I should clarify that this man seemed perfectly nice and normal and what have you. We just did. not. click. I mean, in that painfully obvious we-aren’t-clicking-and-our-food-hasn’t-even-gotten-to-our-table-yet kind of way. I’m so glad I can laugh about it now but my mercy me. It was awful. The whole thing was a nightmare – from the getting ready to the awkward silences to the walk up the porch steps and the clumsy sideways hug and him saying, “I’ll call you soon!” and me thinking, “Really? Why would you?” and him not calling and me thinking, “How dare you not call me!” and oh. Listen.
I hate dating.
I enjoy being in a healthy relationship. I just hate that first bit where it’s all awkward and nervous and clumsy. Still, all of the awkwardness and nervousness aside, this verse from Song of Solomon just kept running through my head during the days after that date: “Daughters of Jerusalem, I charge you: do not arouse or awaken love until it so desires.” (Song of Solomon 8:4) I just couldn’t shake it. I began to think beyond this one date and onto the broader landscape of my life. And honestly, it just didn’t make any sense to add dating to the mix right that second. So I decided that it was no longer a question of readiness, it was a question of availability, and, for the next few months, I was not available for dating. I felt like there were already so many areas of my life where I’d been called to serve the people I love, and I needed to be singular in focus. Which meant I was choosing to be single on purpose.
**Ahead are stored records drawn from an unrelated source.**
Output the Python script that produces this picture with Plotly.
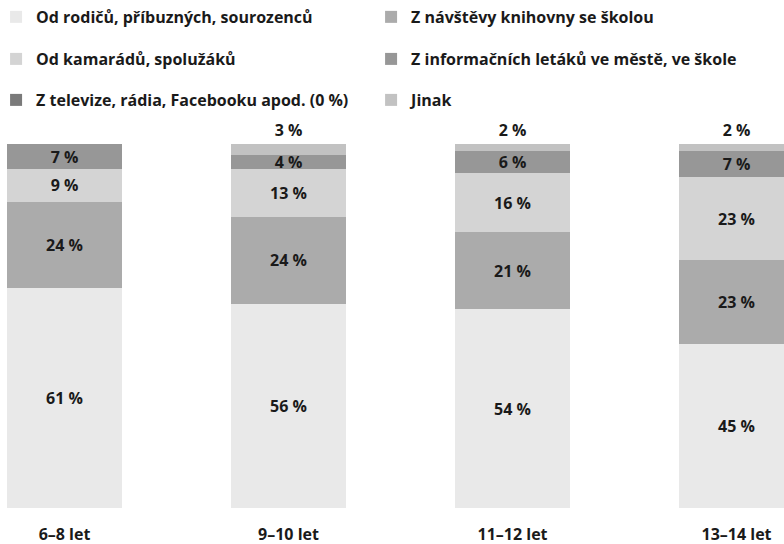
import plotly.graph_objects as go

categories = ["6–8 let", "9–10 let", "11–12 let", "13–14 let"]
series_names = [
    "Od rodičů, příbuzných, sourozenců",
    "Z návštěvy knihovny se školou",
    "Od kamarádů, spolužáků",
    "Z informačních letáků ve městě, ve škole",
    "Z televize, rádia, Facebooku apod. (0 %)",
    "Jinak",
]
od_rodicu = [61, 56, 54, 45]
z_navstevy = [24, 24, 21, 23]
od_kamaradu = [9, 13, 16, 23]
z_informacnich = [7, 4, 6, 7]
z_televize = [0, 0, 0, 0]
jinak = [0, 3, 2, 2]

series_values = [od_rodicu, z_navstevy, od_kamaradu, z_informacnich, z_televize, jinak]
colors = ["#e9e9e9", "#ababab", "#d4d4d4", "#979797", "#7a7a7a", "#c2c2c2"]
legend_ids = ["legend", "legend", "legend2", "legend2", "legend3", "legend3"]

FONT = "Open Sans"
LABEL_SIZE = 16

fig = go.Figure()
for i, (name, vals, col, lg) in enumerate(zip(series_names, series_values, colors, legend_ids)):
    is_top = i == len(series_names) - 1
    fig.add_trace(go.Bar(
        x=categories, y=vals, name=name, legend=lg,
        marker=dict(color=col, line=dict(width=0)),
        text=[f"{v} %" if v > 0 else "" for v in vals],
        textposition="outside" if is_top else "inside",
        insidetextanchor="middle", cliponaxis=False,
        textfont=dict(family=FONT, size=LABEL_SIZE, color="#1a1a1a", weight="bold"),
        outsidetextfont=dict(family=FONT, size=LABEL_SIZE, color="#1a1a1a", weight="bold"),
        hoverinfo="skip",
    ))

legend_common = dict(
    orientation="h", x=-0.005, xanchor="left", yanchor="middle",
    traceorder="normal", entrywidth=330, entrywidthmode="pixels",
    font=dict(family=FONT, size=16, color="#1a1a1a", weight="bold"),
    bgcolor="rgba(0,0,0,0)", itemclick=False, itemdoubleclick=False,
)

fig.update_layout(
    width=784, height=544,
    barmode="stack", barnorm="percent", bargap=0.487,
    margin=dict(l=0, r=0, t=144, b=36, autoexpand=False),
    paper_bgcolor="white", plot_bgcolor="white",
    showlegend=True,
    legend=dict(legend_common, y=1.349),
    legend2=dict(legend_common, y=1.2335),
    legend3=dict(legend_common, y=1.1209),
    uniformtext=dict(mode="show", minsize=LABEL_SIZE),
    xaxis=dict(
        range=[-0.288, 3.212], showgrid=False, showline=False, zeroline=False,
        ticks="", ticklabelstandoff=15,
        tickfont=dict(family=FONT, size=LABEL_SIZE, color="#1a1a1a", weight="bold"),
    ),
    yaxis=dict(range=[0, 100], visible=False),
)

fig.write_html(
    "out.html",
    config={"displayModeBar": False},
    post_script="document.body.style.margin='0';document.body.style.overflow='hidden';",
)
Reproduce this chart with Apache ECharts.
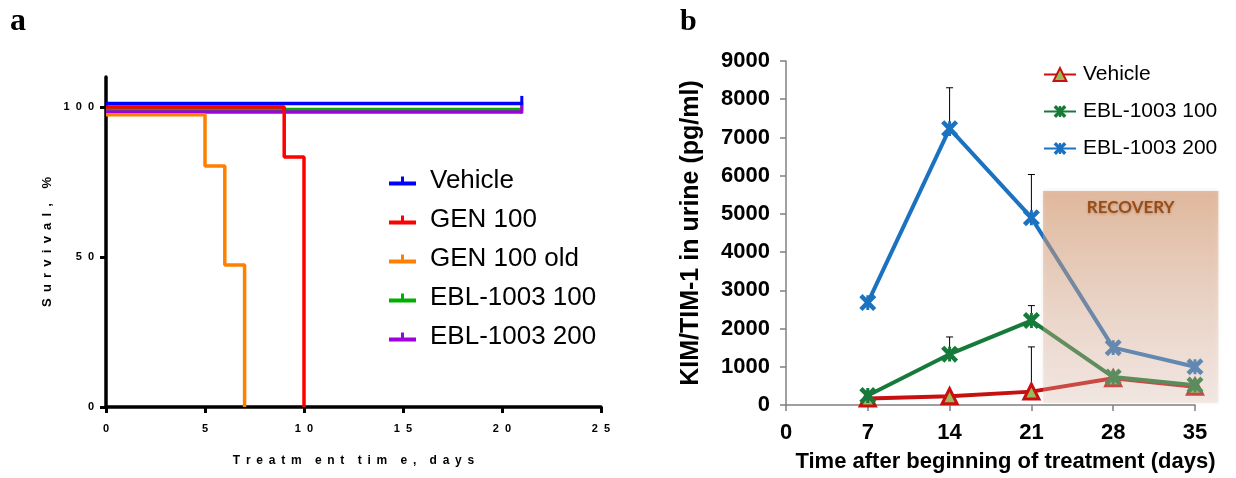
<!DOCTYPE html>
<html><head><meta charset="utf-8">
<script src="https://cdn.jsdelivr.net/npm/echarts@6/dist/echarts.min.js"></script>
<style>html,body{margin:0;padding:0;background:#fff}#c{width:1236px;height:478px}</style>
</head><body><div id="c"></div>
<script>
// ---------- Panel a: Kaplan-Meier survival ----------
const kmSeriesNames = ['Vehicle', 'GEN 100', 'GEN 100 old', 'EBL-1003 100', 'EBL-1003 200'];
const kmVehicleT = [0, 21];        const kmVehicleS = [101.2, 101.2];
const kmGen100T = [0, 9, 10];      const kmGen100S = [100, 83.3, 0];
const kmGen100OldT = [0, 5, 6, 7]; const kmGen100OldS = [97.4, 80.3, 47.3, 0];
const kmEbl100T = [0, 21];         const kmEbl100S = [99.2, 99.2];
const kmEbl200T = [0, 21];         const kmEbl200S = [98.3, 98.3];
const kmCensored = [true, false, false, true, true];
const kmXTicks = [0, 5, 10, 15, 20, 25];
const kmYTicks = [0, 50, 100];
const kmXTitleWords = ['Treatm', 'ent', 'tim', 'e,', 'days'];
const kmYTitleWords = ['Survival,', '%'];

// ---------- Panel b: KIM/TIM-1 ----------
const bDays = [7, 14, 21, 28, 35];
const bNames = ['Vehicle', 'EBL-1003 100', 'EBL-1003 200'];
const bVehicle = [170, 230, 350, 700, 480];
const bEbl100 = [250, 1330, 2210, 730, 520];
const bEbl200 = [2680, 7230, 4900, 1500, 1000];
const bVehicleSD = [0, 0, 1170, 0, 0];
const bEbl100SD = [0, 450, 390, 0, 0];
const bEbl200SD = [0, 1070, 1130, 0, 0];
const recoveryDays = [22, 37];
const recoveryLevels = [50, 5600];
const recoveryLabel = 'RECOVERY';

const SANS = 'Liberation Sans';
const LGAP = ' \u2009';
const WGAP = '    ';
const spaced = (s, sep) => s.split('').join(sep);
const spacedWords = words => words.map(w => spaced(w, LGAP)).join(WGAP);

const kmColors = ['#0000ff', '#ff0000', '#ff8000', '#00b000', '#a000dd'];
const kmZ = [6, 5, 7, 3, 4];
const kmT = [kmVehicleT, kmGen100T, kmGen100OldT, kmEbl100T, kmEbl200T];
const kmS = [kmVehicleS, kmGen100S, kmGen100OldS, kmEbl100S, kmEbl200S];
const censorPath = 'path://M0,0H3V10H0Z';

const kmSeries = kmSeriesNames.map((name, i) => ({
  name, type: 'line', xAxisIndex: 0, yAxisIndex: 0, step: 'end',
  z: kmZ[i], showSymbol: true, symbol: 'none',
  lineStyle: { color: kmColors[i], width: 3.5 },
  itemStyle: { color: kmColors[i] },
  data: kmT[i].map((t, j) => {
    const last = j === kmT[i].length - 1;
    if (last && kmCensored[i]) {
      return { value: [t, kmS[i][j]], symbol: censorPath, symbolSize: [3, 9], symbolOffset: [0, -3] };
    }
    return { value: [t, kmS[i][j]] };
  }),
  animation: false, silent: true
}));

const B_PREFIX = 'b:';
const xStarPath = 'path://M3,0 L8,5 L13,0 L16,3 L11,8 L16,13 L13,16 L8,11 L3,16 L0,13 L5,8 L0,3 Z M6.6,1 H9.4 V15 H6.6 Z';
const bColors = ['#c81010', '#167a3a', '#1b72c1'];
const bValues = [bVehicle, bEbl100, bEbl200];
const bSDs = [bVehicleSD, bEbl100SD, bEbl200SD];
const bSeries = bNames.map((name, i) => ({
  name: B_PREFIX + name, type: 'line', xAxisIndex: 1, yAxisIndex: 1, z: 3 + i,
  symbol: i === 0 ? 'triangle' : xStarPath,
  symbolSize: i === 0 ? 15 : 17,
  lineStyle: { color: bColors[i], width: 4 },
  itemStyle: i === 0 ? { color: '#9bbb59', borderColor: bColors[i], borderWidth: 3 }
                     : { color: bColors[i], borderWidth: 0 },
  data: bDays.map((d, j) => [d, bValues[i][j]]),
  animation: false
}));

const errData = [];
bSDs.forEach((sd, i) => sd.forEach((v, j) => {
  if (v > 0) errData.push([bDays[j], bValues[i][j], bValues[i][j] + v]);
}));

const errSeries = {
  type: 'custom', xAxisIndex: 1, yAxisIndex: 1, z: 1, silent: true, animation: false,
  data: errData,
  encode: { x: 0, y: [1, 2] },
  renderItem(params, api) {
    const p0 = api.coord([api.value(0), api.value(1)]);
    const p1 = api.coord([api.value(0), api.value(2)]);
    return { type: 'group', children: [
      { type: 'line', shape: { x1: p0[0], y1: p0[1], x2: p1[0], y2: p1[1] }, style: { stroke: '#000', lineWidth: 1 } },
      { type: 'line', shape: { x1: p1[0] - 3.5, y1: p1[1], x2: p1[0] + 3.5, y2: p1[1] }, style: { stroke: '#000', lineWidth: 1 } }
    ]};
  }
};

const recoverySeries = {
  type: 'custom', xAxisIndex: 1, yAxisIndex: 1, z: 10, silent: true, animation: false, clip: false,
  data: [[recoveryDays[0], recoveryLevels[0], recoveryDays[1], recoveryLevels[1]]],
  encode: { x: [0, 2], y: [1, 3] },
  renderItem(params, api) {
    const a = api.coord([api.value(0), api.value(3)]);
    const b = api.coord([api.value(2), api.value(1)]);
    return { type: 'group', children: [
      { type: 'rect', shape: { x: a[0], y: a[1], width: b[0] - a[0], height: b[1] - a[1] },
        style: { fill: { type: 'linear', x: 0, y: 0, x2: 0, y2: 1, colorStops: [
          { offset: 0, color: 'rgba(214,146,100,0.56)' },
          { offset: 1, color: 'rgba(228,196,184,0.28)' } ] },
          shadowBlur: 4, shadowColor: 'rgba(120,80,50,0.25)' } },
      { type: 'text', x: (a[0] + b[0]) / 2, y: a[1] + 17,
        style: { text: recoveryLabel, fill: '#9a4c16', font: 'bold 17px Lato', align: 'center', verticalAlign: 'middle',
                 textShadowBlur: 3, textShadowColor: 'rgba(90,50,20,0.35)', textShadowOffsetY: 1 } }
    ]};
  }
};

const option = {
  backgroundColor: '#fff',
  animation: false,
  graphic: [
    { type: 'text', x: 10, y: 22, style: { text: 'a', font: 'bold 32px Liberation Serif', fill: '#000', verticalAlign: 'middle' } },
    { type: 'text', x: 680, y: 22, style: { text: 'b', font: 'bold 30px Liberation Serif', fill: '#000', verticalAlign: 'middle' } }
  ],
  legend: [
    { data: kmSeriesNames, orient: 'vertical', left: 384, top: 163, itemGap: 13,
      itemWidth: 27, itemHeight: 9, icon: 'path://M0,5H27V9H0Z M12,0H15V5H12Z',
      textStyle: { fontFamily: SANS, fontSize: 26, color: '#000', padding: [0, 0, 0, 9] }, selectedMode: false },
    { data: bNames.map(n => B_PREFIX + n), orient: 'vertical', left: 1038, top: 59, itemGap: 16,
      itemWidth: 32, itemHeight: 16, formatter: n => n.slice(B_PREFIX.length),
      textStyle: { fontFamily: SANS, fontSize: 21, color: '#000', padding: [0, 0, 0, 2] }, selectedMode: false }
  ],
  grid: [
    { left: 106, right: 635, top: 77, bottom: 71 },
    { left: 786, right: 41, top: 61, bottom: 73 }
  ],
  xAxis: [
    { type: 'value', gridIndex: 0, min: 0, max: 25, interval: 5,
      name: spacedWords(kmXTitleWords),
      nameLocation: 'middle', nameGap: 48,
      nameTextStyle: { fontFamily: SANS, fontWeight: 'bold', fontSize: 12, color: '#000' },
      axisLine: { lineStyle: { color: '#000', width: 3.5 } },
      axisTick: { length: 6, lineStyle: { color: '#000', width: 3 }, customValues: kmXTicks },
      axisLabel: { margin: 16, fontFamily: SANS, fontWeight: 'bold', fontSize: 11, color: '#000',
                   customValues: kmXTicks, formatter: v => spaced(String(v), '  ') },
      splitLine: { show: false } },
    { type: 'value', gridIndex: 1, min: 0, max: 35, interval: 7,
      name: 'Time after beginning of treatment (days)', nameLocation: 'middle', nameGap: 46,
      nameTextStyle: { fontFamily: SANS, fontWeight: 'bold', fontSize: 22, color: '#000', padding: [0, 0, 0, 30] },
      axisLine: { lineStyle: { color: '#808080', width: 1.5 } },
      axisTick: { length: 6, lineStyle: { color: '#808080', width: 1.5 } },
      axisLabel: { margin: 17, fontFamily: SANS, fontWeight: 'bold', fontSize: 22, color: '#000' },
      splitLine: { show: false } }
  ],
  yAxis: [
    { type: 'value', gridIndex: 0, min: 0, max: 110, interval: 50,
      name: spacedWords(kmYTitleWords), nameLocation: 'middle', nameGap: 52, nameRotate: 90,
      nameTextStyle: { fontFamily: SANS, fontWeight: 'bold', fontSize: 13, color: '#000' },
      axisLine: { show: true, lineStyle: { color: '#000', width: 3.5 } },
      axisTick: { show: true, length: 6, lineStyle: { color: '#000', width: 3 }, customValues: kmYTicks },
      axisLabel: { margin: 12, fontFamily: SANS, fontWeight: 'bold', fontSize: 11, color: '#000',
                   customValues: kmYTicks, formatter: v => spaced(String(v), '  ') },
      splitLine: { show: false } },
    { type: 'value', gridIndex: 1, min: 0, max: 9000, interval: 1000,
      name: 'KIM/TIM-1 in urine (pg/ml)', nameLocation: 'middle', nameGap: 82, nameRotate: 90,
      nameTextStyle: { fontFamily: SANS, fontWeight: 'bold', fontSize: 25, color: '#000' },
      axisLine: { show: true, lineStyle: { color: '#808080', width: 1.5 } },
      axisTick: { show: true, length: 6, lineStyle: { color: '#808080', width: 1.5 } },
      axisLabel: { margin: 16, fontFamily: SANS, fontWeight: 'bold', fontSize: 22, color: '#000',
                   formatter: v => String(v) },
      splitLine: { show: false } }
  ],
  series: [...kmSeries, errSeries, ...bSeries, recoverySeries]
};

const chart = echarts.init(document.getElementById('c'), null, { renderer: 'canvas' });
chart.setOption(option);
</script></body></html>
It should come as no surprise that within one month, our lives were changed drastically and unforeseeably. It has absolutely nothing to do with my marital status, but it does have a very real impact on how my daughter’s life will be shaped from here forward. It’s a private matter, so give me grace for the withholding of details, but rest assured that all is well, and this can be a very good thing for her. Still, change is change, and we have needed grand amounts of space for the adjusting. I am so grateful now that I decided, back in December, to lean into my singleness and embrace it as a gift from the Lord during this period in my life. I’d always heard people say that if you are single right now, you should thank God because that is His provision for You in this moment, and His provision is always a gift. I’m not gonna lie to you, I thought that was a load of hooey. But I was younger then, and I had very different ideas about who God was and how He operated. But now…well, now I see. It was a gift. That horrible date and the ensuing charge from Solomon’s Song…a gift. A gift that freed me so I could be ready to turn on a dime when our lives changed and my daughter’s future needed my full attention. A gift that meant I wasn’t simultaneously trying to nurture a new relationship and navigate this massive new and permanent reality for me and my daughter. It was all a gift.
Someone asked me recently if I really believed, to my core, that God has a plan and is interceding on my behalf, and that it’s okay to be alone for a while until the person He provides comes along. How I loved answering that question. A thousand times yes, was my reply. My, do I ever believe that. I love answering that because I spent so long knowing that I should believe that but not quite being able to fully get there. And my choices reflected just that. But now, I’m there. And I can tell you all day long how wonderful it is to be here, and how much peace there is, but I bet you’d receive it in just about the same way as I did all those years: Yeah, yeah. Whatever. Keep talkin’, lady. There any cute single guys here?
So I will just tell you not to lose heart and not to lose hope. It truly is okay to be alone for a spell – you never know what He has in the works. At the end of the day, I remember this: my Father knows my heart, and I know that He is unfalteringly good. And He loves me. And that is enough.